When his goddaughter Helena (Phoebe Waller-Bridge) arrives looking for information on a device that Jones and her father discovered in loot stolen by then Nazis, a globe spanning adventure begins as the pair are pursued by CIA agents, murderous thugs, organized criminals, and Nazi scientists bitter over the war’s outcome. The fate of the world will once again be determined by Indiana Jones and his ingenuity.

Director James Mangold (Logan, Ford v Ferrari) does a perfectly serviceable job helming this adventure. The film’s most serious weakness in my opinion is that some of the chase/action sequences are too lengthy. The character work is on point and there isn’t a scene with Phoebe Waller-Bridge that I did not find delightful. Mad Mikkelsen, as always, delivers a credible and threatening villain. There are enough call backs in the film to be fun without feeling that it lived only for ‘fan service.’

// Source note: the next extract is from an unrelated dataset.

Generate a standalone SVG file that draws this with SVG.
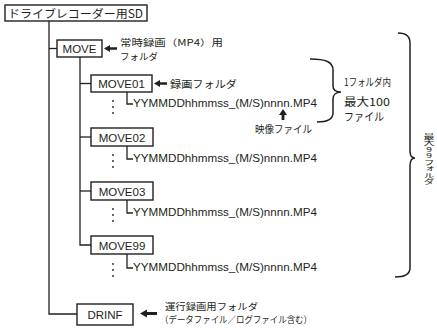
<svg xmlns="http://www.w3.org/2000/svg" xmlns:xlink="http://www.w3.org/1999/xlink" width="437" height="328" viewBox="0 0 437 328">
<style>
.box{fill:#fff;stroke:#231f20;stroke-width:1.4}
.ln{fill:none;stroke:#231f20;stroke-width:1.3}
.br{fill:none;stroke:#231f20;stroke-width:1.5}
.jp{font-family:"Noto Sans CJK JP","Noto Sans",sans-serif;fill:#231f20}
.lt{font-family:"Liberation Sans",Arial,sans-serif;fill:#231f20}
.dot{fill:#231f20}
.vt{writing-mode:vertical-rl;text-orientation:upright}
</style>
<defs>
<path id="arL" d="M0,0 L6,-3.6 L6,-1.3 L13,-1.3 L13,1.3 L6,1.3 L6,3.6 Z" fill="#231f20"/>
<path id="arLb" d="M0,0 L7,-4 L7,-1.5 L17,-1.5 L17,1.5 L7,1.5 L7,4 Z" fill="#231f20"/>
<path id="arU" d="M0,0 L-4,6 L-1.4,6 L-1.4,11 L1.4,11 L1.4,6 L4,6 Z" fill="#231f20"/>
<g id="vdots"><circle cx="0" cy="-6" r="0.9"/><circle cx="0" cy="0" r="0.9"/><circle cx="0" cy="6" r="0.9"/></g>
</defs>

<g id="connectors">
<path class="ln" d="M49,21 V314 H77"/>
<path class="ln" d="M49,48.5 H57"/>
<path class="ln" d="M80,57 V245 H91"/>
<path class="ln" d="M80,83.5 H91"/>
<path class="ln" d="M80,137 H91"/>
<path class="ln" d="M80,191 H91"/>
<path class="ln" d="M127,92 V104 H133"/>
<path class="ln" d="M127,146 V159 H133"/>
<path class="ln" d="M127,200 V213 H133"/>
<path class="ln" d="M127,254 V268 H133"/>
<use xlink:href="#arL" href="#arL" x="104" y="48.5"/>
<use xlink:href="#arL" href="#arL" x="154" y="83.5"/>
<use xlink:href="#arLb" href="#arLb" x="140" y="313.5"/>
<use xlink:href="#arU" href="#arU" x="283" y="109"/>
<path class="br" d="M310,59 C326,59 333,62 333,70 L333,86 C333,90 336,92 341,92 C336,92 333,95 333,99 L333,113 C333,120 326,122 317,122"/>
<path class="br" d="M398,33 C406,33 410,36 410,43 L410,151 C410,156 412,158 415,158 C412,158 410,161 410,166 L410,268 C410,274 405,277 395,277"/>
</g>

<g id="root">
<rect class="box" x="5" y="5" width="142" height="16"/>
<text class="jp" x="8" y="17.5" font-size="11.5" textLength="135" lengthAdjust="spacingAndGlyphs">ドライブレコーダー用SD</text>
</g>

<g id="move">
<rect class="box" x="57" y="40" width="45" height="17"/>
<text class="lt" x="79.5" y="53" font-size="11.5" text-anchor="middle">MOVE</text>
<text class="jp" x="120" y="46" font-size="9.3" textLength="103" lengthAdjust="spacingAndGlyphs">常時録画（MP4）用</text>
<text class="jp" x="120" y="59.6" font-size="9.3" textLength="38" lengthAdjust="spacingAndGlyphs">フォルダ</text>
</g>

<g id="move01">
<rect class="box" x="91" y="75" width="61" height="17"/>
<text class="lt" x="121.5" y="88" font-size="11.5" text-anchor="middle">MOVE01</text>
<text class="jp" x="170" y="87.5" font-size="10.5" textLength="67" lengthAdjust="spacingAndGlyphs">録画フォルダ</text>
</g>
<g id="file01">
<use xlink:href="#vdots" href="#vdots" class="dot" x="113" y="107"/>
<text class="lt" x="133" y="107" font-size="11" textLength="184" lengthAdjust="spacingAndGlyphs">YYMMDDhhmmss_(M/S)nnnn.MP4</text>
</g>

<g id="move02">
<rect class="box" x="91" y="128" width="62" height="18"/>
<text class="lt" x="122" y="141.5" font-size="11.5" text-anchor="middle">MOVE02</text>
</g>
<g id="file02">
<use xlink:href="#vdots" href="#vdots" class="dot" x="113" y="161"/>
<text class="lt" x="133" y="162" font-size="11" textLength="184" lengthAdjust="spacingAndGlyphs">YYMMDDhhmmss_(M/S)nnnn.MP4</text>
</g>

<g id="move03">
<rect class="box" x="91" y="182" width="62" height="18"/>
<text class="lt" x="122" y="195.5" font-size="11.5" text-anchor="middle">MOVE03</text>
</g>
<g id="file03">
<use xlink:href="#vdots" href="#vdots" class="dot" x="113" y="215"/>
<text class="lt" x="133" y="216" font-size="11" textLength="184" lengthAdjust="spacingAndGlyphs">YYMMDDhhmmss_(M/S)nnnn.MP4</text>
</g>

<g id="move99">
<rect class="box" x="91" y="236" width="62" height="18"/>
<text class="lt" x="122" y="249.5" font-size="11.5" text-anchor="middle">MOVE99</text>
</g>
<g id="file99">
<use xlink:href="#vdots" href="#vdots" class="dot" x="113" y="270"/>
<text class="lt" x="133" y="271" font-size="11" textLength="184" lengthAdjust="spacingAndGlyphs">YYMMDDhhmmss_(M/S)nnnn.MP4</text>
</g>

<g id="drinf">
<rect class="box" x="77" y="304" width="56" height="21"/>
<text class="lt" x="105" y="318.5" font-size="11.5" text-anchor="middle">DRINF</text>
<text class="jp" x="165" y="309.5" font-size="9.2" textLength="93" lengthAdjust="spacingAndGlyphs">運行録画用フォルダ</text>
<text class="jp" x="160" y="323" font-size="9.2" textLength="152" lengthAdjust="spacingAndGlyphs">（データファイル／ログファイル含む）</text>
</g>

<g id="notes">
<text class="jp" x="344" y="86" font-size="10.5" textLength="47" lengthAdjust="spacingAndGlyphs">1フォルダ内</text>
<text class="jp" x="344" y="106" font-size="11" textLength="46" lengthAdjust="spacingAndGlyphs">最大100</text>
<text class="jp" x="344" y="121" font-size="11" textLength="40" lengthAdjust="spacingAndGlyphs">ファイル</text>
<text class="jp" x="255" y="133" font-size="10.5" textLength="57" lengthAdjust="spacingAndGlyphs">映像ファイル</text>
</g>

<g id="max99" transform="translate(429,133) scale(1.7,1)">
<text class="jp vt" x="0" y="0" font-size="6.5">最大99フォルダ</text>
</g>
</svg>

Dial of Destiny is ahead of the thematic breaking Crystal Skull and the continuity breaking Temple of Doom, (Isn’t it amazing that Dr Jones doesn’t believe in that hocus pocus stuff after his encounter in India?) but doesn’t quite have the personal character growth and arc of either Last Crusade or Raiders.

Indiana Jones and the Dial of Destiny is playing in theaters.